Who owns space?1 All of us? None of us? These questions are becoming increasingly relevant.

Once considered solely the subject of science fiction, technology has progressed to the point that there is now a distinct need for further regulation of property interests in space. Today there are private companies with plans to set up lunar bases and human colonies on Mars.

Energy companies are being established to invest in technologies to mine asteroids and the moon. China and Japan have completed successful missions to the moon.2 One of the China missions was to successfully launch technology to return lunar samples, potentially in contemplation of future extraction.3 

The existing international legal convention with respect to the ownership of interests in space is the United Nations Outer Space Treaty of 1967 (the “Outer Space Treaty”).4 The treaty, signed by more than 100 nations, and ratified5 by the United States, was designed to ensure that space would be used for peaceful purposes and that no nation could assert a sovereign claim over assets and properties discovered or known to be existing in space.

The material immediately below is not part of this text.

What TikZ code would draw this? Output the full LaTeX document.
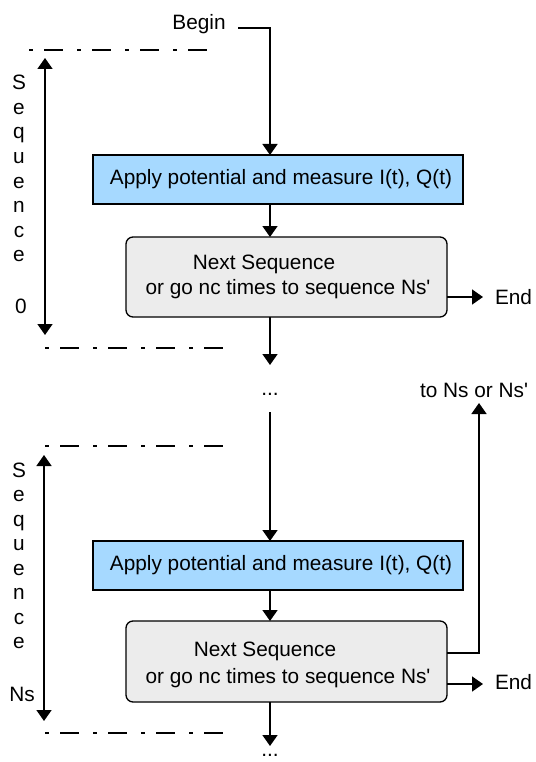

The United Nations Moon Treaty of 1979 (the “Moon Treaty”)6 states even more specifically that ownership of the moon or other celestial entity by a sovereign nation or a private entity is prohibited. The Moon Treaty also prohibits the harvesting of natural resources from the moon, unless done in accordance with an international regime established to govern the extraction of such resources.7

Unlike the Outer Space Treaty, the Moon Treaty was ratified and acceded to by only 13 nations. None of the three primary space faring nations, the United States, People’s Republic of China or Russia, signed or supported the treaty; therefore, the Moon Treaty is not legally enforceable against those nations.

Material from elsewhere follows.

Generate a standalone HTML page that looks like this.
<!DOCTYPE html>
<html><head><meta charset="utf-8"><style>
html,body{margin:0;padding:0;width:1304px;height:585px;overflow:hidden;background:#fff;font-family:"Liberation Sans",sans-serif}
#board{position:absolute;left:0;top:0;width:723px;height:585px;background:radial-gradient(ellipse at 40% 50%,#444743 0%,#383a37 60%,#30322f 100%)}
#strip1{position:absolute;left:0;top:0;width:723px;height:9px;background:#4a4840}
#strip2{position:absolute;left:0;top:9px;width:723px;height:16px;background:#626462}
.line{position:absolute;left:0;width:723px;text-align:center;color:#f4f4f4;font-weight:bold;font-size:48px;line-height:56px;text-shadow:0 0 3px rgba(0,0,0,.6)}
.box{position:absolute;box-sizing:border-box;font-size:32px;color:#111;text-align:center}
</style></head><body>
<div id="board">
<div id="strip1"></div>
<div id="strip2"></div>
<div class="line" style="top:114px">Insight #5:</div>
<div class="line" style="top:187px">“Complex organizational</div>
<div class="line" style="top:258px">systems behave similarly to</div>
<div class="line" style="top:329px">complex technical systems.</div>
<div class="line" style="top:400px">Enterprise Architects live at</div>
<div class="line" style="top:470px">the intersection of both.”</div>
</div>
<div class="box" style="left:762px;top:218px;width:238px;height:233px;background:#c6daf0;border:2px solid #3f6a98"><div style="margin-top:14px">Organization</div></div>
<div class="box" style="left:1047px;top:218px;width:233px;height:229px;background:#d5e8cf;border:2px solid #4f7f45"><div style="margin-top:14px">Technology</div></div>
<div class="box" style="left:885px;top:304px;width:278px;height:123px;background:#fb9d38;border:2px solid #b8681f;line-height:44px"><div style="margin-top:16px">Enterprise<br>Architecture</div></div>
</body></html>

Because the Moon Treaty speaks directly to the private ownership of extraterrestrial property and the Outer Space Treaty does not, some commentators suggest that, by failing to sign or ratify the Moon Treaty, the United States has not relinquished private ownership rights in respect of the moon and other space assets (i.e., ownership claims without national sovereignty).8 The Outer Space Treaty, however, specifically provides for the regulation by the sovereign nations of the outer space activities of its private entities: “The activities of non-governmental entities in outer space, including the moon and other celestial bodies, shall require authorization and continuing supervision by the appropriate State Party to the Treaty.”9

While it is clear that this international framework is completely inadequate for the future commercial landscape, recent legislative and federal agency action evidences that the process of regulating, and incentivizing, private companies to explore and profit from resources in space has begun in the United States.

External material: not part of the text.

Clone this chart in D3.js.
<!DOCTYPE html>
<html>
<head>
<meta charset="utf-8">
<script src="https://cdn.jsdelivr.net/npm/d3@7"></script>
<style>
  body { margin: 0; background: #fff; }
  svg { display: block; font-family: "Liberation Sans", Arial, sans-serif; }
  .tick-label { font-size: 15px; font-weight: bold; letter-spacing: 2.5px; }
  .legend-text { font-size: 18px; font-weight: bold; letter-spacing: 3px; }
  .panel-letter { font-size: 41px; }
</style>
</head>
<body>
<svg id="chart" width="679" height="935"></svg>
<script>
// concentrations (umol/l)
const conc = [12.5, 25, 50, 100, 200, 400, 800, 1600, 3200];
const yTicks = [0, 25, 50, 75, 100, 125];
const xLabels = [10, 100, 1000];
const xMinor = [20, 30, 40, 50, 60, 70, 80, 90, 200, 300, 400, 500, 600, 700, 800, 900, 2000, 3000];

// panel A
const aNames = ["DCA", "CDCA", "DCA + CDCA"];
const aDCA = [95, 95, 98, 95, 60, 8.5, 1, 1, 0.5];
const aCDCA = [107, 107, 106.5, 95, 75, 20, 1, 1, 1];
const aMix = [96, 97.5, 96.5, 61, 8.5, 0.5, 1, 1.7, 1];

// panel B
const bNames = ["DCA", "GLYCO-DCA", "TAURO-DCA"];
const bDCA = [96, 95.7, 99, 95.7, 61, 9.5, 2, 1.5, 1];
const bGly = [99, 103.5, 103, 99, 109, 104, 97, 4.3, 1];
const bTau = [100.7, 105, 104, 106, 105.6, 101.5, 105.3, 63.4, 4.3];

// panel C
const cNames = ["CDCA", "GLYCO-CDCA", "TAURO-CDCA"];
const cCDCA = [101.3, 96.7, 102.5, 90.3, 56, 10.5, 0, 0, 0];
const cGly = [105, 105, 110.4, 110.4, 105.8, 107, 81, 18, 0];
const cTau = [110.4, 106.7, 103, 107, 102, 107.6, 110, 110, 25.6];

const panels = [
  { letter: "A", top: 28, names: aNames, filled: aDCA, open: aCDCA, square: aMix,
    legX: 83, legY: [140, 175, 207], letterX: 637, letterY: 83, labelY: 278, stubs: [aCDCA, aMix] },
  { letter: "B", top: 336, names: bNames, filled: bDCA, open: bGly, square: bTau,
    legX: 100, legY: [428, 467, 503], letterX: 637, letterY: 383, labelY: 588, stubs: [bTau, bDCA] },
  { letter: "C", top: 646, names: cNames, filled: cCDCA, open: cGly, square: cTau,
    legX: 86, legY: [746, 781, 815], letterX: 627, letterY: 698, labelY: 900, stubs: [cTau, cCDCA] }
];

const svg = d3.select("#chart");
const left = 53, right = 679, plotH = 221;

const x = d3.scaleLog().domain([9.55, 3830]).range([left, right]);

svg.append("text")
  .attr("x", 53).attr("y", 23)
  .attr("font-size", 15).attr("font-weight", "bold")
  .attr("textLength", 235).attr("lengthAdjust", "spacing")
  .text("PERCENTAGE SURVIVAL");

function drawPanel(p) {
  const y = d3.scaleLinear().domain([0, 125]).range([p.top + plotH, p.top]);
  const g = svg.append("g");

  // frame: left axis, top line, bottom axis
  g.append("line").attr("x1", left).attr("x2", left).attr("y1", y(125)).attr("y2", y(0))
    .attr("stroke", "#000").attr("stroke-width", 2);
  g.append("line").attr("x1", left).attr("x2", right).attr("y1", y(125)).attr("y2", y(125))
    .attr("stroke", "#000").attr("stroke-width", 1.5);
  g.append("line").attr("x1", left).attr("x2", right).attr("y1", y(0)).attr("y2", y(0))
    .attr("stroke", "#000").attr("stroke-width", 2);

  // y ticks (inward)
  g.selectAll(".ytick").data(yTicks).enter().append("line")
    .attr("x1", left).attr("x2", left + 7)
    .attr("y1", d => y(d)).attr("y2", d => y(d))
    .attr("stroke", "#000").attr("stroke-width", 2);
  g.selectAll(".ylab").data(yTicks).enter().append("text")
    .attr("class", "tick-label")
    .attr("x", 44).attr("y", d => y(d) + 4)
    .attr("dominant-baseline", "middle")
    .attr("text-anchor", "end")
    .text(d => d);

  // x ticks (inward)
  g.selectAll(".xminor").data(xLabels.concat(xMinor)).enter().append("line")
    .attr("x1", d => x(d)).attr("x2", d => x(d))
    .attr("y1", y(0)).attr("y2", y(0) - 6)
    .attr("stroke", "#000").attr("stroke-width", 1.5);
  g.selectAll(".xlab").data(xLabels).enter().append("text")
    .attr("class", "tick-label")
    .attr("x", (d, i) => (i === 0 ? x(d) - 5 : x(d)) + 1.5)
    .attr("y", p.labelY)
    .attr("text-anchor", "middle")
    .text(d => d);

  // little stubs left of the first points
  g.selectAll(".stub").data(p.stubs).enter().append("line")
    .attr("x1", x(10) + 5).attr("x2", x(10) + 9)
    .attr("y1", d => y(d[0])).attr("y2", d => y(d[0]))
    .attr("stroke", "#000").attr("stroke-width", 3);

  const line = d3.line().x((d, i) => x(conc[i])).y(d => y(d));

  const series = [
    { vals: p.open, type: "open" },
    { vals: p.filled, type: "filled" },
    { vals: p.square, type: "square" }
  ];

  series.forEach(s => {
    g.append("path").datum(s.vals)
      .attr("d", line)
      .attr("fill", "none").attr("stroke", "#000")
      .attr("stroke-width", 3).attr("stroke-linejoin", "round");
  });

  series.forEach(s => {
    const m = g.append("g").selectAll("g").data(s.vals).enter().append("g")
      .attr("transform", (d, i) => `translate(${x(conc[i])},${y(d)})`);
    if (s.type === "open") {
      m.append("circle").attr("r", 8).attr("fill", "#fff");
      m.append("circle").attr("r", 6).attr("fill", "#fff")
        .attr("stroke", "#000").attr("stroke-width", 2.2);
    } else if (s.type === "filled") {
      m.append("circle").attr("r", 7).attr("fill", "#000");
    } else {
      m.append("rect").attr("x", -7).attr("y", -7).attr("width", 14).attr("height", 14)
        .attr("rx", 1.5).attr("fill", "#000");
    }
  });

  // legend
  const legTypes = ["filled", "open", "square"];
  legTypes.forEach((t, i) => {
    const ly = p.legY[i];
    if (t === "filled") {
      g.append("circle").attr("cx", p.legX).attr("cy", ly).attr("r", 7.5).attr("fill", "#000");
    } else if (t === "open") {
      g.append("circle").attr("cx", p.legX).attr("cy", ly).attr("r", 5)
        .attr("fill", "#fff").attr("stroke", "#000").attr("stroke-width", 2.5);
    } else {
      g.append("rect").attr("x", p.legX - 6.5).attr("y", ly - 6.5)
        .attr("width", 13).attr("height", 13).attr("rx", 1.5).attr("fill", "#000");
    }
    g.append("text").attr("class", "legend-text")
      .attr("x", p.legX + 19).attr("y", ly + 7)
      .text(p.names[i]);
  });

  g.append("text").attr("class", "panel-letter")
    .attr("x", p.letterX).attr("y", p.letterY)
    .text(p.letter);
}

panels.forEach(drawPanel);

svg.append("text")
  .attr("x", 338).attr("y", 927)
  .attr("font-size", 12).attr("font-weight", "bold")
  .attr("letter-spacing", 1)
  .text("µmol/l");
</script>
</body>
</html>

On July 10, 2014, H.R. 5063, the ASTEROIDS10 Act, was introduced to the 113th Congress. The ASTEROIDS Act specifically directs the President through the National Aeronautics and Space Administration (NASA), the Federal Aviation Administration (FAA) and other appropriate federal agencies to: (i) facilitate the commercial exploration and utilization of asteroids resources to meet national needs, (ii) discourage government barriers to the development of economically stable industries for the exploration and utilization of asteroid resources in outer space in a manner consistent with the existing international obligations of the United States, (iii) promote the right of United States’ commercial enterprises to explore and utilize resources from asteroids in outer space and to transfer or sell such resources and (iv) develop the frameworks necessary to meet the international obligations of the United States.

Once introduced, the bill was referred to the House Committee on Science, Space and Technology and a hearing was held, where the ASTEROIDS bill was considered along with appropriations for the national space program.. Congressmen considering the bill made comments evidencing that they are ready to pass the baton from national, sovereign programs to private programs, as “the private sector and scientists” represent the “best way to maximize limited resources.”11 HR 5063 died in the 113th Congress with no further action, but it has been reintroduced into the current Congress as HR 1508 on March 19, 2015.

In December of 2014, the FAA took additional action with respect to the regulation of private commercial space activities. In response to a launch request by Bigelow Aerospace, a company which is developing inflatable habitats for outer space, the FAA issued a policy letter in which the federal agency made statements recognizing “the private sector’s need to protect its assets and personnel on the moon or on other celestial bodies.”12 The letter permitted Bigelow Aerospace to proceed with its contemplated commercial activities on a “non-interference basis.”13

While the FAA policy letter does not purport to grant ownership rights on the moon, the FAA has bestowed upon Bigelow Aerospace certainty of knowing, as the founder, Robert Bigelow, explained, “that somebody else isn’t licensed to land on top of you or land on top of where exploration and prospecting activities are going on, which may be quite a distance from the lunar station.”14 Prohibiting others from landing on Bigelow’s licensed portion of the moon (whether or not adjacent to the lunar stations) gives Bigelow de facto ownership of that lunar land (at least in respect of other US companies).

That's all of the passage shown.